For whatever reason, St. Andrews had cast Goddard as the villain in the solipsistic drama that was his life. For reasons of his own, Goddard reveled in that fact. That my own nemesis had ended up sharing rooms with Goddard’s could only have been some sort of divine joke. [loc. 199]
London, 1889: Ira Adler, former rent-boy, lives a life of luxury in the elegant townhouse of crime lord Dr Cain Goddard. Ira's background makes him the ideal person to retrieve a porcelain figure of a dog, in which are concealed secrets that could bring down Goddard -- and his nemesis, the detective Andrew St Andrews, with whom Ira's former lover Dr Timothy Lazarus shares rooms. Unfortunately, Ira is not all that competent: he doesn't notice until he gets home, a four-mile walk, that the dog has been stolen from him. (Later, he will manage to lock himself out of the house, half-dressed, while having a cigarette.) As Ira and Lazarus pursue the porcelain dog, they discover the dark secrets underpinning Goddard's crime empire, and Ira begins to wonder if the cruel comments by Goddard's butler Collins might, after all, be true: is he just another disposable ornament?

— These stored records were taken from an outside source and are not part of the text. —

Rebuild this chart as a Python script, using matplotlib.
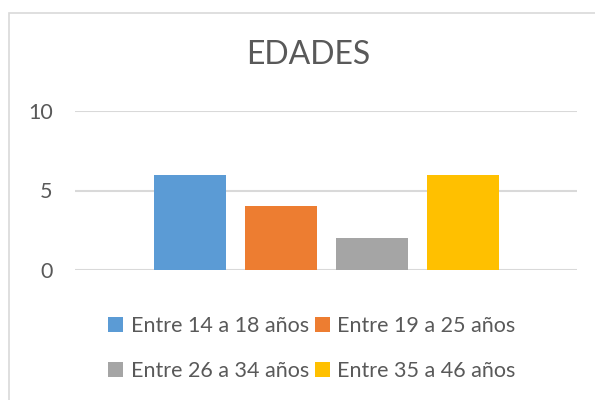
import matplotlib
matplotlib.use("Agg")
import matplotlib.pyplot as plt
from matplotlib.patches import Rectangle, Patch

plt.rcParams['font.family'] = ['Lato', 'DejaVu Sans']

title = "EDADES"
series = ["Entre 14 a 18 años", "Entre 19 a 25 años", "Entre 26 a 34 años", "Entre 35 a 46 años"]
values = [6, 4, 2, 6]
colors = ["#5B9BD5", "#ED7D31", "#A5A5A5", "#FFC000"]
yticks = [0, 5, 10]

W, H = 595, 400
fig = plt.figure(figsize=(W / 100, H / 100), dpi=100)
fig.patch.set_facecolor("white")

# chart border
fig.patches.append(Rectangle((9 / W, -0.1), 1.2, (400 - 13) / H + 0.1, transform=fig.transFigure,
                             fill=False, edgecolor="#D9D9D9", linewidth=1.2))

ax = fig.add_axes([75 / W, (400 - 270) / H, (577 - 75) / W, (270 - 111) / H])
ax.set_xlim(-0.5, 0.5)
ax.set_ylim(0, 10)

n = len(values)
bw = 72 / 502
step = 91 / 502
for i, (v, c, s) in enumerate(zip(values, colors, series)):
    ax.bar((i - (n - 1) / 2) * step, v, width=bw, color=c, label=s, zorder=3)

ax.set_yticks(yticks)
ax.set_yticklabels([str(t) for t in yticks], fontsize=15.5, color="#595959")
ax.tick_params(axis="y", length=0, pad=16)
ax.set_xticks([])
for sp in ax.spines.values():
    sp.set_visible(False)
ax.grid(axis="y", color="#D9D9D9", linewidth=1.5, zorder=0)
ax.set_axisbelow(True)

fig.text(308 / W, (400 - 55) / H, title, ha="center", va="center", fontsize=23, color="#595959")

handles = [Patch(facecolor=c, edgecolor="none") for c in colors]
order = [0, 2, 1, 3]  # row-wise fill
fig.legend([handles[k] for k in order], [series[k] for k in order], loc="center",
           bbox_to_anchor=(312 / W, (400 - 348.5) / H), ncol=2,
           frameon=False, fontsize=15.5, labelcolor="#595959", handlelength=0.7, handleheight=0.7,
           handletextpad=0.35, columnspacing=0.25, labelspacing=1.15)

fig.savefig("out.png", dpi=100)
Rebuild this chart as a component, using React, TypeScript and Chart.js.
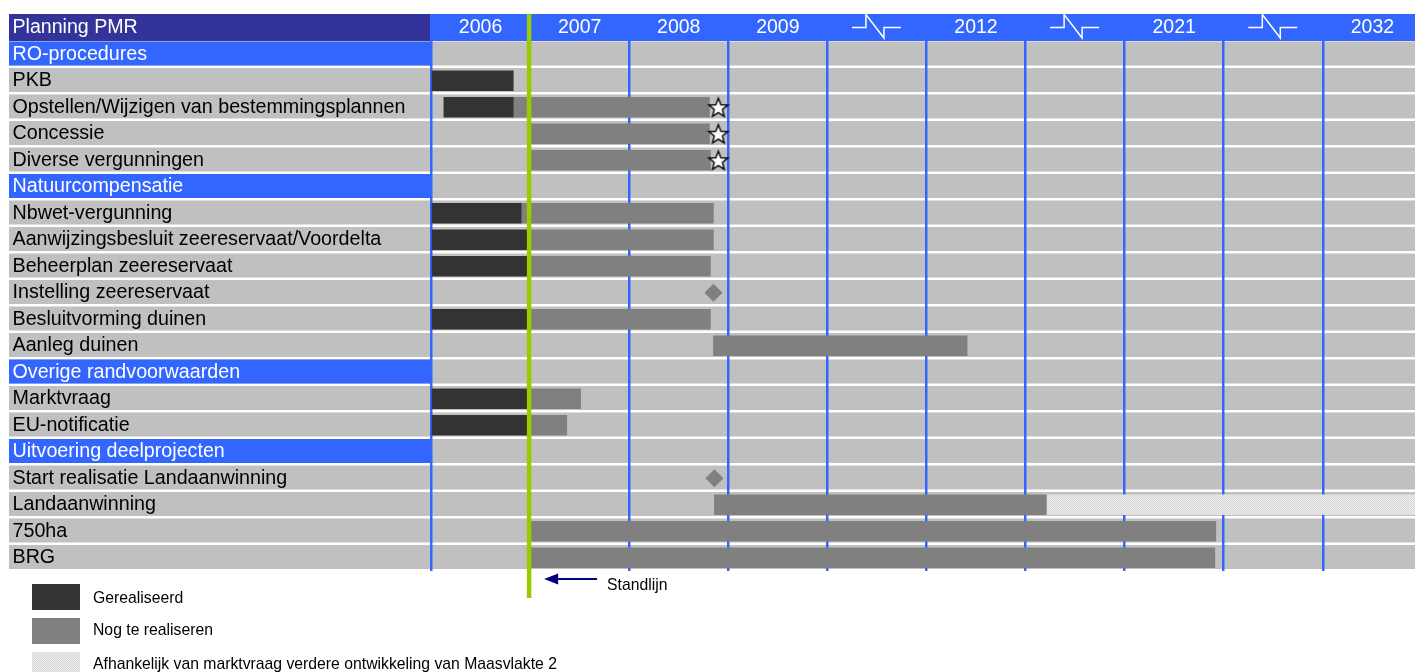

I didn't especially warm to Ira, though I admired his loyalty to his friend Nick and his fortitude in rescuing those who could not rescue themselves: and I liked the way that he developed a conscience, and made moral choices. I did like Dr Lazarus, who runs a clinic in the roughest part of Whitechapel, and whose 'particular friend' St Andrews is obsessed with Sherlock Holmes. Indeed, Dr Lazarus's story -- very much the derring-do boys' own adventure of popular fiction at the time -- could easily have been the focus of the novel: but I think Ira's story is more interesting, because less cut-and-dried.
Kudos to the author for foregrounding just how unpleasant leaping into the nineteenth-century Thames would have been! In light of that, I'll forgive the occasional Americanism such as 'sidewalk'.